Sunshine grows crops, but some companies are harnessing it to power weather stations and create electricity.
No crop can grow without good old-fashioned sunshine. But increasingly, solar energy doesn’t benefit just crops – increasingly, it also is powering and fueling the industry itself.
At the University of Arizona, for example, the Arizona Meteorological Network (AZMET) has deployed 30 automated data collection stations throughout the state. These stations collect multiple data sets, including air and soil temperature, humidity, wind speed and direction, sunlight and rainfall. Each weather station is self-contained and solar-powered, and they wirelessly transmit the data back to the AZMET offices in Tucson via the Verizon Wireless network.
"Two of the most popular items we put out are evapotranspiration values and heat units," says Bruce Russell, AZMAT program coordinator. "That really helps farmers manage labor and other inputs."
Russell says when the weather stations were originally conceived, they used ground lines. The solar-powered, wireless combination is a much better solution, he says.
"When we used ground lines, that limited the field we could get into because tillage practices often cut the lines, and others didn’t want to participate," he says.
All the way across the country in Bridport, Vt., the makers of Woodchuck Hard Cider decided to harvest the sun in addition to apples.

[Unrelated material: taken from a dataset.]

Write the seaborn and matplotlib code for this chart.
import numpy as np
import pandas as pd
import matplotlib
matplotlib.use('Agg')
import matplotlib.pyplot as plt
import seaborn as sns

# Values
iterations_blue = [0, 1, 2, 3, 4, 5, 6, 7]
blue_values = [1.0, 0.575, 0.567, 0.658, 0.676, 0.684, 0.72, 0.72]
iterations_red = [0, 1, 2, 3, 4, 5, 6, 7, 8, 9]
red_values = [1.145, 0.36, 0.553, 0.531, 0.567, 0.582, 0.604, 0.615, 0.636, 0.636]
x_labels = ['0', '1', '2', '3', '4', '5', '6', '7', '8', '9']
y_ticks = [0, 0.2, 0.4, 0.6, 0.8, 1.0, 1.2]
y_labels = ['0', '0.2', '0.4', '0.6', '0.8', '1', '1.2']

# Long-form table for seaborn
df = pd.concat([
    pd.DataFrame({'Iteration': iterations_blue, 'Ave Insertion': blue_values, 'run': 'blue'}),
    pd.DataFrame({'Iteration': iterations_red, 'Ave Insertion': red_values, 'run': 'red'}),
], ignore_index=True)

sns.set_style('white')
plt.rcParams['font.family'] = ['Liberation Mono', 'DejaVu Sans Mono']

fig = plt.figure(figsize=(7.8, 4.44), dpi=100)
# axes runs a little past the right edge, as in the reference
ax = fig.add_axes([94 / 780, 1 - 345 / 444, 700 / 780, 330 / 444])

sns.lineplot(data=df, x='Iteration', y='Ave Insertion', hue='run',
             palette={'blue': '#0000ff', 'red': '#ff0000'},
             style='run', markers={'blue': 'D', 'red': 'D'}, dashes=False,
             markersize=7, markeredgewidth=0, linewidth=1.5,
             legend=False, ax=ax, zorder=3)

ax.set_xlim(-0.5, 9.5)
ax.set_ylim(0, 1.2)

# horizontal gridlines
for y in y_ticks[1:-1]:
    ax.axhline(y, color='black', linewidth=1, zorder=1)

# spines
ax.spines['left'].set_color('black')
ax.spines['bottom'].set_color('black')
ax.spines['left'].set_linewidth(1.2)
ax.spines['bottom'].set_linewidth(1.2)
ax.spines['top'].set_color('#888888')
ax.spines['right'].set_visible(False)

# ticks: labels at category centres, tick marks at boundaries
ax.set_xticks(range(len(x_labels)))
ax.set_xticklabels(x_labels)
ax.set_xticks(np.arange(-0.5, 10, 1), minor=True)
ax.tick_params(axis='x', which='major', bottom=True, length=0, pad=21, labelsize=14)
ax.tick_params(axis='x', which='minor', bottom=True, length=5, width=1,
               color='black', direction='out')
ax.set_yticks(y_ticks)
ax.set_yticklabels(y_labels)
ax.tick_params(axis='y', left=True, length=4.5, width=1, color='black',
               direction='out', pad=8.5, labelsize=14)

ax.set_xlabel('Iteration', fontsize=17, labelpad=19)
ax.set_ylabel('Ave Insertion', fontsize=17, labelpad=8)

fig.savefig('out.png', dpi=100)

Vermont Hard Cider Company installed a new solar project that will produce approximately 210,000 kWh of electricity per year for the company. That’s enough energy to cover an estimated 10% to 15% of the company’s current electric demand.
The "solar orchard" covers 1.5 acres and uses 26 pole-mounted dual-axis allSun Trackers. The devices use GPS and wireless technology to follow the sun throughout the day to soak up maximum solar power. They are produced in-state in nearby Williston, Vt., by AllEarth Renewables.
"Sustainability efforts like these are at the core of our mission," says Bret Williams, Vermont Hard Cider president and CEO. "To be able to tap into local renewable energy is good for our business, the local economy and the planet.
And Michigan-based Harvest Energy Solutions just announced an expansion into Minnesota. Mark Oinyk, CEO of Harvest, explains that although the company primarily served the small wind marketplace when it began operations in 2006, priorities have shifted dramatically to solar projects since then. That’s because the price of solar panels have become increasingly cost effective, he says.
"The solar industry is becoming a shining example of how an important new industry is brought along to the point where it can soon compete on its own," he says. "We are seeing solar costs come down as traditional costs for energy rise."
The moment of "grid parity" – when solar costs are equal to fossil fuel costs – is fast-approaching, Oinyk adds. He and other solar energy proponents say the future of this energy source looks bright.